Petrol fiyatlarını üçlü oligopoli olarak tanımlanan üç temel çıkar alanı belirler. Bunlar; tüketici ülkeler, üretici ülkeler ve bunlar arasında aracılık vazifesi gören uluslararası petrol şirketleridir. Bu üç çevre de bir merkez veya oligopolistik bir yapı etrafında kümelenmiştir. Dünyanın önemli tüketicileri OECD’de (2003’te toplam tüketimin %61,2’si), üreticileri OPEC’te, başlıca petrol şirketleri ise sömürgeciliğin üç şampiyonu Hollanda, İngiltere ve ABD’de yer alır.
 
Mayıs Dalgalanması
Mayıs ayında petrol fiyatlarının yükselmesinde spekülasyonlar, talebe bağlı dinamikler, jeopolitik gelişmeler ve emtia fiyatlarındaki genel durum etkili oldu. ABD’nin Irak’ı işgali gibi jeopolitik gelişmeler, tamamen kontrol dışı faktörler. Çin örneğindeki gibi hızlı talep artışları karşısında da, üyeler arasındaki çıkar farklılıklarına bağlı olarak OPEC’in yapabilecekleri son derece sınırlı. Son üç yılda talebi %28 artan ve 2003 yılında toplam talep içindeki payı %7’yi aşan Çin, Japonya’yı geçerek ABD’nin arkasından ikinci sıraya geldi. Ancak fiyatlar üzerinde belirleyiciliği en fazla olan hâlâ dünyanın en çok petrol tüketen (2003 yılındaki payı %25,5) ülkesi ABD. Son petrol fiyatlarının yükselmesinde Suudi Arabistan’da gerçekleşen saldırılardan daha çok ABD’nin ikinci çeyrekteki ham petrol stoklarının yükselmesinin etkili olduğu iddia ediliyor. Nitekim petrol fiyatlarının, ABD’nin yaz dönemine ilişkin ham petrol ve benzin stoklarının arttığının açıklanmasının ardından %10 civarında gerilemesi bunun göstergesi.
Petrol fiyatlarının jeopolitik gelişmelere, özellikle de uluslararası alanda petrol sevkiyatını aksatacak haberlere ve gelişmelere karşı oldukça duyarlı olduğu ise açık. Kerkük-Yumurtalık hattına düzenlenen saldırıların yanında, Nijerya’da benzin fiyatının düşürülmemesi halinde sendikaların greve giderek petrol sevkiyatını durduracaklarına ilişkin haberler sonucunda oluşan beklentiler de Mayıs ayında yaşanan dalgalanmalarda etkili oldu.

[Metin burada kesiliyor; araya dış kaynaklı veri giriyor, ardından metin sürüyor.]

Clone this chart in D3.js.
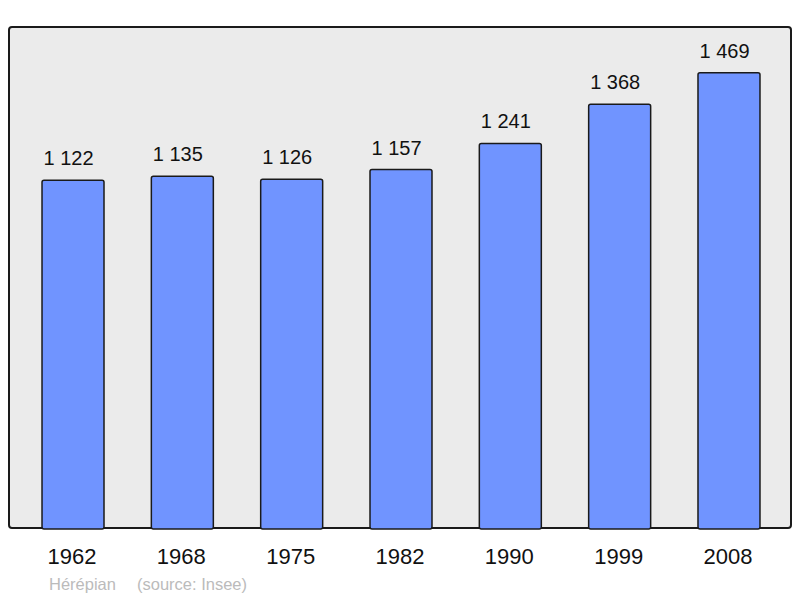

Aslında fiyatı artan tek ürün petrol değil. The Economist dergisi tarafından hesaplanan dünya emtia fiyat endeksine göre, Mayıs sonu itibarıyla son bir yılda dolar bazında emtia fiyatları %26,8; metal fiyatları ise %38,1 artış kaydetmiş. Dolayısıyla petrol fiyatındaki artış ile metallerdeki artış oranı eşit. Dünya, artan ekonomik faaliyet ve büyümeye bağlı talep sebebiyle fiyatların genel olarak yükseldiği bir dönemde.
 
Petrolün BOP Dediği Yer
OECD bünyesinde faaliyet gösteren Uluslararası Enerji Ajansı (IEA); 2004 için 80,6 milyon varil olması beklenen günlük dünya petrol talebinin, 2030 yılına kadar 120 milyon varile çıkacağı tahmininde bulunuyor. Bu artışın da önemli bir bölümü ulaşım sektöründen kaynaklanacak. IEA Başekonomisti Fatih Birol’un gözetiminde hazırlanan World Energy Investment Outlook 2003 raporuna göre bir kriz yaşanmaması için bugün toplam üretimin %28’ini gerçekleştiren Orta Doğu’dan başka umut yok. 2030’da üretim payının %44’e çıkacağı tahmin edilen bölgede ise, dünya rezervlerinin dörtte birine sahip Suudi Arabistan ile onun hemen arkasında yer alan Irak daha özel bir önem taşıyor. Rapora göre üretimin artırılması için toplam 16 trilyon dolar yatırım yapılması gerekiyor. Suudi Arabistan’ın yabancı yatırımlara izin vermemesi ise en büyük sorun olarak görülüyor; zira gereken yatırımları kendi başlarına gerçekleştirmeleri mümkün değil. Bir başka deyişle; gelişmiş ülkelerde petrol krizi yaşanmaması, Suudi petrolünün yabancı (Batılı) yatırımlara açılmasına ve Irak’ın “sağlama alınmasına” bağlı. Petrol iyi tahlil edilirse BOP’u anlamlandırmak da kolaylaşacak gibi görünüyor.